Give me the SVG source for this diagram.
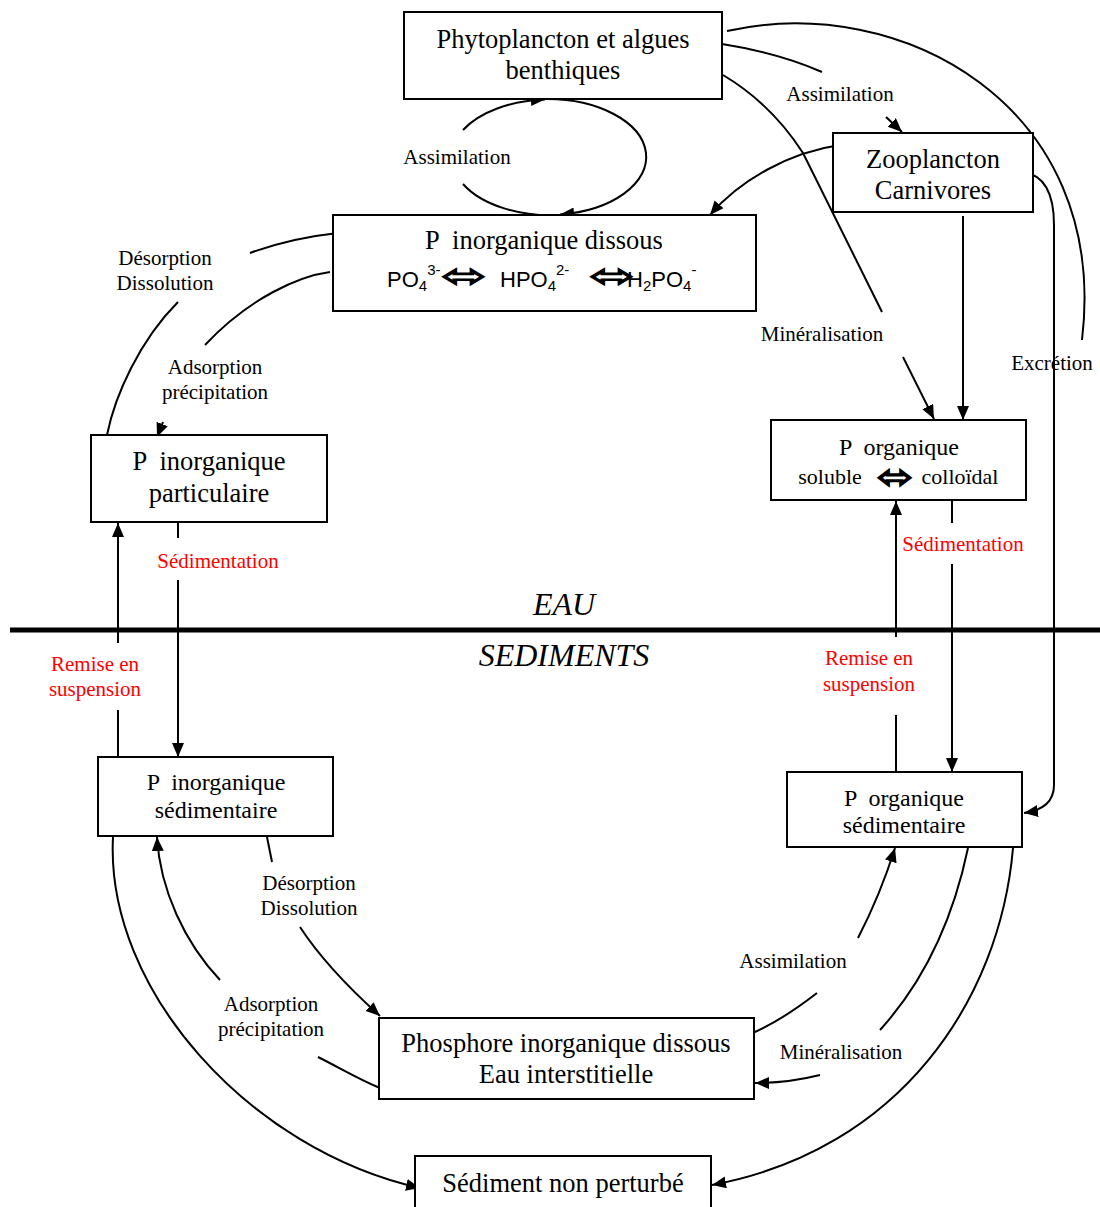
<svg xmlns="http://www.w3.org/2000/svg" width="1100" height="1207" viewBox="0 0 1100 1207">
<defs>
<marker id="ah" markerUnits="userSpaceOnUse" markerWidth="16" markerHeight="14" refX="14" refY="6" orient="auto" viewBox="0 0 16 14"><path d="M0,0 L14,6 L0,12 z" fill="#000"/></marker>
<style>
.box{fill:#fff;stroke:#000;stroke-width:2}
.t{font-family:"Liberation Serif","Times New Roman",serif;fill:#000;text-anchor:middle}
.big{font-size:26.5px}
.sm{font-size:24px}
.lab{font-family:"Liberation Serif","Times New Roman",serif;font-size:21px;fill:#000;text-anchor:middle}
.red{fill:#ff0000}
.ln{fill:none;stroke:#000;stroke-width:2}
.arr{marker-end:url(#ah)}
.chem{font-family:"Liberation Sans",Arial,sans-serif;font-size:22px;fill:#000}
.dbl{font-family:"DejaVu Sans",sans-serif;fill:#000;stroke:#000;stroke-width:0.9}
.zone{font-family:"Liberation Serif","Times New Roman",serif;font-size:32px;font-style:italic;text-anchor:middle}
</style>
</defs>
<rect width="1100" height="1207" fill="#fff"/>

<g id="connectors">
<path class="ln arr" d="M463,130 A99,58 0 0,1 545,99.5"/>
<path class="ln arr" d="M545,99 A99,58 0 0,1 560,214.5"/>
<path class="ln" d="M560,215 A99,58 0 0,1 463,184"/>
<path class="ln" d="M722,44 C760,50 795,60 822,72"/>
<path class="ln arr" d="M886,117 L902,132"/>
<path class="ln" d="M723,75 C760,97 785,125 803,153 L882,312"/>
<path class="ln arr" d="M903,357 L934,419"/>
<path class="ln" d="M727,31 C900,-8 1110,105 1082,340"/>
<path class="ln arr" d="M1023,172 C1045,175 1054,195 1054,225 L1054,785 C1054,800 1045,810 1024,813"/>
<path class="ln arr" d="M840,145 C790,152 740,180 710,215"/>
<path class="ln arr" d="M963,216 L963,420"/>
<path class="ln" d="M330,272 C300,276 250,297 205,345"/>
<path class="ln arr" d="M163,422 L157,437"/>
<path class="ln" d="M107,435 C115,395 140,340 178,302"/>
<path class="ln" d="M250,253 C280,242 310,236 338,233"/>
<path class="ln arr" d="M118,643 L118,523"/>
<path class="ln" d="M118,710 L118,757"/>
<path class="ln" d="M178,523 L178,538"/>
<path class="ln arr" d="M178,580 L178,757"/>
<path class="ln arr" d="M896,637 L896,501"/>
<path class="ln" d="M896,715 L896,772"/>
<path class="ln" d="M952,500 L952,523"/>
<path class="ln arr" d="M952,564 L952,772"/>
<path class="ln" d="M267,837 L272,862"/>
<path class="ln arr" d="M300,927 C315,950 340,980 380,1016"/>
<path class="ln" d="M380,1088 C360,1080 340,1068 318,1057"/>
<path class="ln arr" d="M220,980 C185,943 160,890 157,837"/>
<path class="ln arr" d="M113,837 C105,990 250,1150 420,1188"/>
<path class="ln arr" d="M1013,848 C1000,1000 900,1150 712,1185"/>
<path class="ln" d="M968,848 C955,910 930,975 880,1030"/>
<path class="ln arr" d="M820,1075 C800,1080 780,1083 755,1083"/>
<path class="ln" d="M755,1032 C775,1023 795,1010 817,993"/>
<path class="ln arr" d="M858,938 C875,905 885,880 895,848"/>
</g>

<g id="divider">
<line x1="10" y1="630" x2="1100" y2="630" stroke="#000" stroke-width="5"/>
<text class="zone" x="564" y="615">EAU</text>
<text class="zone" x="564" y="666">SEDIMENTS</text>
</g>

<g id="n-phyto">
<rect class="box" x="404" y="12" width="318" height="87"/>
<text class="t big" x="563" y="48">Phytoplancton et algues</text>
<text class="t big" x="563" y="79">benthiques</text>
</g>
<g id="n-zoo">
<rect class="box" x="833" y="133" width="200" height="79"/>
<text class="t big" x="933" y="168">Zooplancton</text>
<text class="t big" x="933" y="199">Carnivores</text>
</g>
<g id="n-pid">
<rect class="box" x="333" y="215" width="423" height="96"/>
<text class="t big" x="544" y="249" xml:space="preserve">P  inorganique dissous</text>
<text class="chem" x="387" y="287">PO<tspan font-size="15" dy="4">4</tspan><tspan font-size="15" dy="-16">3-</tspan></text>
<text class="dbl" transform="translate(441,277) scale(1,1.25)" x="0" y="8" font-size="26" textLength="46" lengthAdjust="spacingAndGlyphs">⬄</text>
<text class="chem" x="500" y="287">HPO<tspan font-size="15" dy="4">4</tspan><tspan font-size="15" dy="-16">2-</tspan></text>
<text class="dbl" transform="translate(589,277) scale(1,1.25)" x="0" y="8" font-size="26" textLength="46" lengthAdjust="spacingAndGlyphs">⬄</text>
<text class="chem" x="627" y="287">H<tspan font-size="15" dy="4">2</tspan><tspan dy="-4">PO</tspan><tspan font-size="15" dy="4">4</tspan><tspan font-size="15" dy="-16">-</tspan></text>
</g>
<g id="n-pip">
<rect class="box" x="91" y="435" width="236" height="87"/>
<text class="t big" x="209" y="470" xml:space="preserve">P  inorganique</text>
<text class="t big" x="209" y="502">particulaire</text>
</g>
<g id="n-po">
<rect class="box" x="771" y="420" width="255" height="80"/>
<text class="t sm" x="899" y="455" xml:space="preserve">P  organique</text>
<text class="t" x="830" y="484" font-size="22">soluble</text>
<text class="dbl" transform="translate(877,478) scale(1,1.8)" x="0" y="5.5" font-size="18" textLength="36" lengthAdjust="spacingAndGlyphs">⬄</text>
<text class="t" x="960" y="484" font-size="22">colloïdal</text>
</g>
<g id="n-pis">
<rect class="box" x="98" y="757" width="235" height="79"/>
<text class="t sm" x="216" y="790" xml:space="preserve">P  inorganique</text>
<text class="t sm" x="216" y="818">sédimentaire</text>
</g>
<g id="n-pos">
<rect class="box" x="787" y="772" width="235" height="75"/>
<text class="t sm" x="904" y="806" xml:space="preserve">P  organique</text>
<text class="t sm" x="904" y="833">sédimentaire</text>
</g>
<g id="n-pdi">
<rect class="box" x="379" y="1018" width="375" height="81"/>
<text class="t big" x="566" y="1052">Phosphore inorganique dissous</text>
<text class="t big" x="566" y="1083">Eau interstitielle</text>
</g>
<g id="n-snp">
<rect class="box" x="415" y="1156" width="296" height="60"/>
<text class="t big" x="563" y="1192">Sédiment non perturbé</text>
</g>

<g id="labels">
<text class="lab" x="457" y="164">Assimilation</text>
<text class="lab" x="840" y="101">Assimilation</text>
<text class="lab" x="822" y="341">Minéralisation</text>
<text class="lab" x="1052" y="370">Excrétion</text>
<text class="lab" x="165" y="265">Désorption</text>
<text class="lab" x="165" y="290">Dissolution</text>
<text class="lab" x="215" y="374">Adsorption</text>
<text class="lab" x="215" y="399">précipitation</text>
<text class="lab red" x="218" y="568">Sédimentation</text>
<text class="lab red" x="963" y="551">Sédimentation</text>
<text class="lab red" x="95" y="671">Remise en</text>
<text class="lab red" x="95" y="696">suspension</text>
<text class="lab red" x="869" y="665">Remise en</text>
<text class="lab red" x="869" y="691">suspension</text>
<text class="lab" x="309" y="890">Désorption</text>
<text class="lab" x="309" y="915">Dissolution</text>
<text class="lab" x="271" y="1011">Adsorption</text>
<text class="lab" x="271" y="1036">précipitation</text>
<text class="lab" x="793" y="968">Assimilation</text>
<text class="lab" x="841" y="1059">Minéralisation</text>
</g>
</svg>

## AIM OF THE EXERCISE
Take the data above and repeat it exactly, leaving each picture out.

## THE RESULT
Give me the SVG source for this diagram.
<svg xmlns="http://www.w3.org/2000/svg" width="1100" height="1207" viewBox="0 0 1100 1207">
<defs>
<marker id="ah" markerUnits="userSpaceOnUse" markerWidth="16" markerHeight="14" refX="14" refY="6" orient="auto" viewBox="0 0 16 14"><path d="M0,0 L14,6 L0,12 z" fill="#000"/></marker>
<style>
.box{fill:#fff;stroke:#000;stroke-width:2}
.t{font-family:"Liberation Serif","Times New Roman",serif;fill:#000;text-anchor:middle}
.big{font-size:26.5px}
.sm{font-size:24px}
.lab{font-family:"Liberation Serif","Times New Roman",serif;font-size:21px;fill:#000;text-anchor:middle}
.red{fill:#ff0000}
.ln{fill:none;stroke:#000;stroke-width:2}
.arr{marker-end:url(#ah)}
.chem{font-family:"Liberation Sans",Arial,sans-serif;font-size:22px;fill:#000}
.dbl{font-family:"DejaVu Sans",sans-serif;fill:#000;stroke:#000;stroke-width:0.9}
.zone{font-family:"Liberation Serif","Times New Roman",serif;font-size:32px;font-style:italic;text-anchor:middle}
</style>
</defs>
<rect width="1100" height="1207" fill="#fff"/>

<g id="connectors">
<path class="ln arr" d="M463,130 A99,58 0 0,1 545,99.5"/>
<path class="ln arr" d="M545,99 A99,58 0 0,1 560,214.5"/>
<path class="ln" d="M560,215 A99,58 0 0,1 463,184"/>
<path class="ln" d="M722,44 C760,50 795,60 822,72"/>
<path class="ln arr" d="M886,117 L902,132"/>
<path class="ln" d="M723,75 C760,97 785,125 803,153 L882,312"/>
<path class="ln arr" d="M903,357 L934,419"/>
<path class="ln" d="M727,31 C900,-8 1110,105 1082,340"/>
<path class="ln arr" d="M1023,172 C1045,175 1054,195 1054,225 L1054,785 C1054,800 1045,810 1024,813"/>
<path class="ln arr" d="M840,145 C790,152 740,180 710,215"/>
<path class="ln arr" d="M963,216 L963,420"/>
<path class="ln" d="M330,272 C300,276 250,297 205,345"/>
<path class="ln arr" d="M163,422 L157,437"/>
<path class="ln" d="M107,435 C115,395 140,340 178,302"/>
<path class="ln" d="M250,253 C280,242 310,236 338,233"/>
<path class="ln arr" d="M118,643 L118,523"/>
<path class="ln" d="M118,710 L118,757"/>
<path class="ln" d="M178,523 L178,538"/>
<path class="ln arr" d="M178,580 L178,757"/>
<path class="ln arr" d="M896,637 L896,501"/>
<path class="ln" d="M896,715 L896,772"/>
<path class="ln" d="M952,500 L952,523"/>
<path class="ln arr" d="M952,564 L952,772"/>
<path class="ln" d="M267,837 L272,862"/>
<path class="ln arr" d="M300,927 C315,950 340,980 380,1016"/>
<path class="ln" d="M380,1088 C360,1080 340,1068 318,1057"/>
<path class="ln arr" d="M220,980 C185,943 160,890 157,837"/>
<path class="ln arr" d="M113,837 C105,990 250,1150 420,1188"/>
<path class="ln arr" d="M1013,848 C1000,1000 900,1150 712,1185"/>
<path class="ln" d="M968,848 C955,910 930,975 880,1030"/>
<path class="ln arr" d="M820,1075 C800,1080 780,1083 755,1083"/>
<path class="ln" d="M755,1032 C775,1023 795,1010 817,993"/>
<path class="ln arr" d="M858,938 C875,905 885,880 895,848"/>
</g>

<g id="divider">
<line x1="10" y1="630" x2="1100" y2="630" stroke="#000" stroke-width="5"/>
<text class="zone" x="564" y="615">EAU</text>
<text class="zone" x="564" y="666">SEDIMENTS</text>
</g>

<g id="n-phyto">
<rect class="box" x="404" y="12" width="318" height="87"/>
<text class="t big" x="563" y="48">Phytoplancton et algues</text>
<text class="t big" x="563" y="79">benthiques</text>
</g>
<g id="n-zoo">
<rect class="box" x="833" y="133" width="200" height="79"/>
<text class="t big" x="933" y="168">Zooplancton</text>
<text class="t big" x="933" y="199">Carnivores</text>
</g>
<g id="n-pid">
<rect class="box" x="333" y="215" width="423" height="96"/>
<text class="t big" x="544" y="249" xml:space="preserve">P  inorganique dissous</text>
<text class="chem" x="387" y="287">PO<tspan font-size="15" dy="4">4</tspan><tspan font-size="15" dy="-16">3-</tspan></text>
<text class="dbl" transform="translate(441,277) scale(1,1.25)" x="0" y="8" font-size="26" textLength="46" lengthAdjust="spacingAndGlyphs">⬄</text>
<text class="chem" x="500" y="287">HPO<tspan font-size="15" dy="4">4</tspan><tspan font-size="15" dy="-16">2-</tspan></text>
<text class="dbl" transform="translate(589,277) scale(1,1.25)" x="0" y="8" font-size="26" textLength="46" lengthAdjust="spacingAndGlyphs">⬄</text>
<text class="chem" x="627" y="287">H<tspan font-size="15" dy="4">2</tspan><tspan dy="-4">PO</tspan><tspan font-size="15" dy="4">4</tspan><tspan font-size="15" dy="-16">-</tspan></text>
</g>
<g id="n-pip">
<rect class="box" x="91" y="435" width="236" height="87"/>
<text class="t big" x="209" y="470" xml:space="preserve">P  inorganique</text>
<text class="t big" x="209" y="502">particulaire</text>
</g>
<g id="n-po">
<rect class="box" x="771" y="420" width="255" height="80"/>
<text class="t sm" x="899" y="455" xml:space="preserve">P  organique</text>
<text class="t" x="830" y="484" font-size="22">soluble</text>
<text class="dbl" transform="translate(877,478) scale(1,1.8)" x="0" y="5.5" font-size="18" textLength="36" lengthAdjust="spacingAndGlyphs">⬄</text>
<text class="t" x="960" y="484" font-size="22">colloïdal</text>
</g>
<g id="n-pis">
<rect class="box" x="98" y="757" width="235" height="79"/>
<text class="t sm" x="216" y="790" xml:space="preserve">P  inorganique</text>
<text class="t sm" x="216" y="818">sédimentaire</text>
</g>
<g id="n-pos">
<rect class="box" x="787" y="772" width="235" height="75"/>
<text class="t sm" x="904" y="806" xml:space="preserve">P  organique</text>
<text class="t sm" x="904" y="833">sédimentaire</text>
</g>
<g id="n-pdi">
<rect class="box" x="379" y="1018" width="375" height="81"/>
<text class="t big" x="566" y="1052">Phosphore inorganique dissous</text>
<text class="t big" x="566" y="1083">Eau interstitielle</text>
</g>
<g id="n-snp">
<rect class="box" x="415" y="1156" width="296" height="60"/>
<text class="t big" x="563" y="1192">Sédiment non perturbé</text>
</g>

<g id="labels">
<text class="lab" x="457" y="164">Assimilation</text>
<text class="lab" x="840" y="101">Assimilation</text>
<text class="lab" x="822" y="341">Minéralisation</text>
<text class="lab" x="1052" y="370">Excrétion</text>
<text class="lab" x="165" y="265">Désorption</text>
<text class="lab" x="165" y="290">Dissolution</text>
<text class="lab" x="215" y="374">Adsorption</text>
<text class="lab" x="215" y="399">précipitation</text>
<text class="lab red" x="218" y="568">Sédimentation</text>
<text class="lab red" x="963" y="551">Sédimentation</text>
<text class="lab red" x="95" y="671">Remise en</text>
<text class="lab red" x="95" y="696">suspension</text>
<text class="lab red" x="869" y="665">Remise en</text>
<text class="lab red" x="869" y="691">suspension</text>
<text class="lab" x="309" y="890">Désorption</text>
<text class="lab" x="309" y="915">Dissolution</text>
<text class="lab" x="271" y="1011">Adsorption</text>
<text class="lab" x="271" y="1036">précipitation</text>
<text class="lab" x="793" y="968">Assimilation</text>
<text class="lab" x="841" y="1059">Minéralisation</text>
</g>
</svg>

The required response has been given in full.